先秦《世本》的详细记载与缯国的历史背景
先秦时期的《世本》中曾明确记载:“曾氏,夏少康封其少子曲烈于缯(zēng,丝织品的统称)。”这段文字揭示了夏朝中兴之主少康的分封策略。少康作为夏朝的重要君主,膝下共有九子,其中长子继承王位,延续夏朝的正统统治,而次子曲烈则被分封至缯地,由此建立了历史上的“缯国”。这一分封不仅体现了少康对家族势力的布局,更反映了夏朝对边疆地区的战略控制。
缯国的地理位置与战略意义
少康选择将曲烈分封于缯地,并非偶然。缯国位于南阳方城一带,这一区域在军事上具有极其重要的战略地位。从地理上看,江汉平原的势力若想北上进入中原,必须经过随枣走廊,而南阳盆地正是这条通道的关键节点。因此,少康赋予曲烈的任务便是在此设立军事关卡,以防范来自江汉平原的三苗势力。《左传》中记载的“致方城之外于缯关”便印证了这一点,表明缯国在夏朝的边防体系中扮演了重要角色。
缯国的族源与历史传承
根据《国语》的记载,“杞、缯则大姒”,即杞国与缯国均为姒姓诸侯,是夏禹的后裔。这一族源关系进一步证实了缯国与夏朝的紧密联系。
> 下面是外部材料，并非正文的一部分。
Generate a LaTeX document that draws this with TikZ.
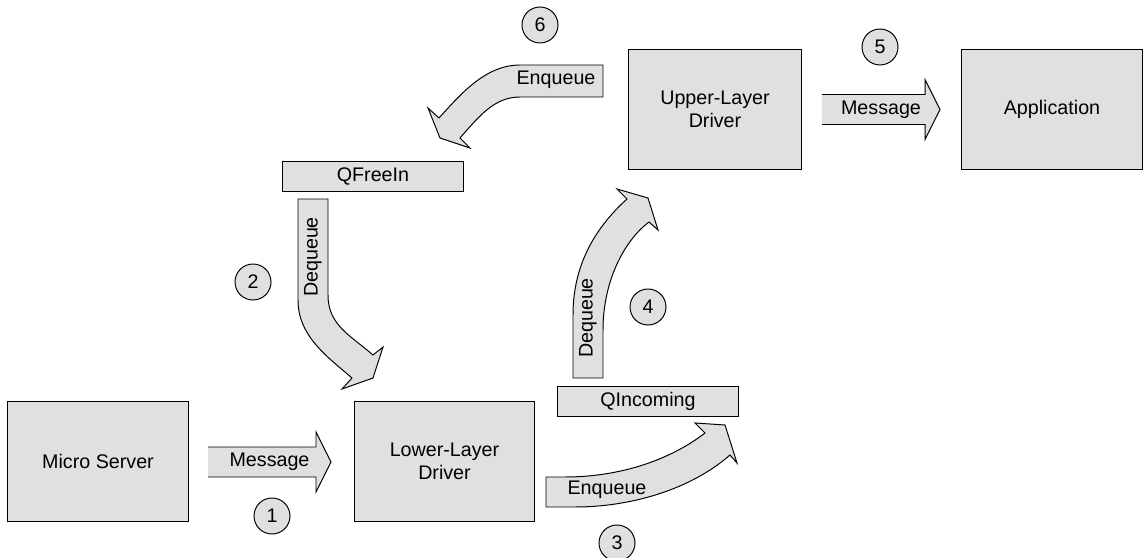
\documentclass[tikz,border=0pt]{standalone}
\usepackage{fontspec}
\setmainfont{Liberation Sans}
\usepackage{tikz}
\definecolor{boxgray}{RGB}{224,224,224}

\begin{document}
\begin{tikzpicture}[x=0.025cm,y=-0.025cm,line width=0.7pt,
    font=\fontsize{14}{16.5}\selectfont,
    unit/.style={draw,fill=boxgray,minimum width=4.5cm,minimum height=2.975cm,align=center,inner sep=0pt},
    queue/.style={draw,fill=boxgray,minimum width=4.5cm,minimum height=0.75cm,inner sep=0pt},
    num/.style={circle,draw,fill=boxgray,minimum size=0.9cm,inner sep=0pt},
    blockarrow/.style={draw,fill=boxgray,line join=miter}]
    \useasboundingbox (0,0) rectangle (1145,558);
    % Drivers and end points
    \node[unit] (server) at (98,461.5) {Micro Server};
    \node[unit] (lower) at (444.5,461.5) {Lower-Layer\\Driver};
    \node[unit,minimum width=4.3cm] (upper) at (715,109.5) {Upper-Layer\\Driver};
    \node[unit] (app) at (1052,109.5) {Application};
    % Queues
    \node[queue] (qfree) at (373,176) {QFreeIn};
    \node[queue] (qin) at (648,401.5) {QIncoming};
    % Straight message arrows (no line at the tail)
    \foreach \n/\x/\y/\l in {1/208/462/108, 5/822/109.5/103} {
      \fill[boxgray] (\x,\y-15) -- (\x+\l,\y-15) -- (\x+\l,\y-30) -- (\x+\l+15,\y)
        -- (\x+\l,\y+30) -- (\x+\l,\y+15) -- (\x,\y+15) -- cycle;
      \draw[line join=miter] (\x,\y-15) -- (\x+\l,\y-15) -- (\x+\l,\y-30) -- (\x+\l+15,\y)
        -- (\x+\l,\y+30) -- (\x+\l,\y+15) -- (\x,\y+15);
      \node (msg\n) at ({\x+(\l+15)/2},\y) {Message};
    }
    % Curved queue arrows
    \draw[blockarrow] (603,65) -- (520,65) .. controls (485,65) and (460,95) .. (439,118)
      -- (428,108) -- (440,138) -- (470,148) -- (460,138)
      .. controls (480,115) and (495,97) .. (520,97) -- (603,97) -- cycle;
    \draw[blockarrow] (298,199) -- (328,199) -- (328,295) .. controls (328,325) and (350,335) .. (373,355)
      -- (383,347) -- (373,378) -- (342,389) -- (352,378)
      .. controls (325,355) and (298,335) .. (298,300) -- cycle;
    \draw[blockarrow] (573,378) -- (603,378) -- (603,330) .. controls (603,280) and (625,240) .. (649,222)
      -- (658,230) -- (648,198) -- (617,189) -- (627,199)
      .. controls (595,228) and (573,265) .. (573,315) -- cycle;
    \draw[blockarrow] (546,477) -- (565,477) .. controls (620,477) and (670,460) .. (705,433)
      -- (695,423) -- (725,425) -- (737,463) -- (730,455)
      .. controls (690,490) and (630,507) .. (575,507) -- (546,507) -- cycle;
    \node (enqtop) at (556,80) {Enqueue};
    \node (enqbot) at (607,490) {Enqueue};
    \node[rotate=90] (deqleft) at (313,257) {Dequeue};
    \node[rotate=90] (deqright) at (588,318) {Dequeue};
    % Step numbers
    \foreach \n/\x/\y in {1/272/516, 2/253/282, 3/617/543, 4/648/307, 5/880/47, 6/540/25}
      \node[num] (step\n) at (\x,\y) {\n};
\end{tikzpicture}
\end{document}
从少康分封曲烈开始,到后来被楚国所灭,缯国的历史延续了约1400余年,成为夏朝诸侯国中存续时间较长的代表之一。
西方学者对夏朝的质疑与考古证据的反驳
长期以来,部分西方学者对夏朝的存在持怀疑态度,认为缺乏直接的“字证型”证据支持。然而,近年来在古缯国遗址的考古发现,却为夏朝的历史真实性提供了有力佐证。这些发现不仅证实了中国古代史书的可信度,更直接反驳了“夏朝虚构论”的观点。
古缯国都城的考古发现
根据古代文献记载,缯国与南阳的申国相邻,其都城应位于南阳方城的缯关一带。考古学家在方城县城南的八里桥遗址中,发现了古缯国的都城遗迹。这一遗址的发掘成果具有重大意义:
1. 文化来源的确认:八里桥遗址中未发现早于夏朝的文化层,表明该遗址并非本地自然演化而来,而是外来文化的迁移。经过年代测定,遗址的起始时间与少康分封曲烈的历史记载高度吻合,且其文化特征与二里头文化一致,证明它是二里头文化的一个分支。
2. 规模与等级的体现:八里桥遗址占地面积达100万平方米,在当时的聚落中属于较大规模,显然是区域性的中心部落。此外,遗址中出土的石钺、玉斧、圆柱形祭祀陶器等文物,工艺精湛、规格极高,表明这里曾是夏朝分封的重要诸侯国所在地。
从地理上看,方城与夏朝核心统治区偃师相距约250公里,夏朝在此分封诸侯,显然是为了控制随枣走廊这一战略要道。而如此重要的地区,必然由王室近亲或重臣镇守,这与少康分封曲烈的历史记载完全吻合。

文字证据的发现与解读
在八里桥遗址中,考古学家发现了四件带有刻划符号的文物,包括陶盆残片、陶祖和卜骨。其中,两件陶盆残片上均刻有“曲钩形”符号,这一符号在二里头陶尊、商代甲骨文及金文中均有类似发现。中国先秦史学会副会长蔡运章等学者考证认为,这一符号应为“曲”字的初文。
进一步研究表明,“曲”字可能与“甑”(古代蒸食物的器具)相关,而“甑”与“烈”在语义上相通,均与食物的蒸煮过程有关。学者乔保同指出,“曲”可能是“曲烈”的简称,这也解释了缯国名称的由来——最初可能称为“曾”或“甑”,后因当地丝织业发达而改称“缯”。
夏朝历史真实性的进一步论证
关于夏朝的存在,仍有几点值得深入探讨:
1. 周人虚构夏朝的说法不成立:若夏朝是周人为证明灭商合法性而虚构,那么杞国、缯国等夏朝后裔诸侯国的存在便无法解释。
2. 考古与文献的双重印证:古缯国遗址的发现不仅证实了“少康封曲烈于缯”的历史记载,更证明了夏朝并非虚构王朝。(HTTPS://weibo.com/ttarticle/p/show?id=2309405209720070996021)
3. 西方学术标准的反思:如果以西方学者质疑夏朝的严格标准去审视古希腊等文明的历史记载,其可信度同样会受到挑战。
综上所述,缯国的历史与考古发现不仅填补了夏朝研究的空白,更以实物证据驳斥了“夏朝虚构论”,进一步巩固了中国古代史书的可信度。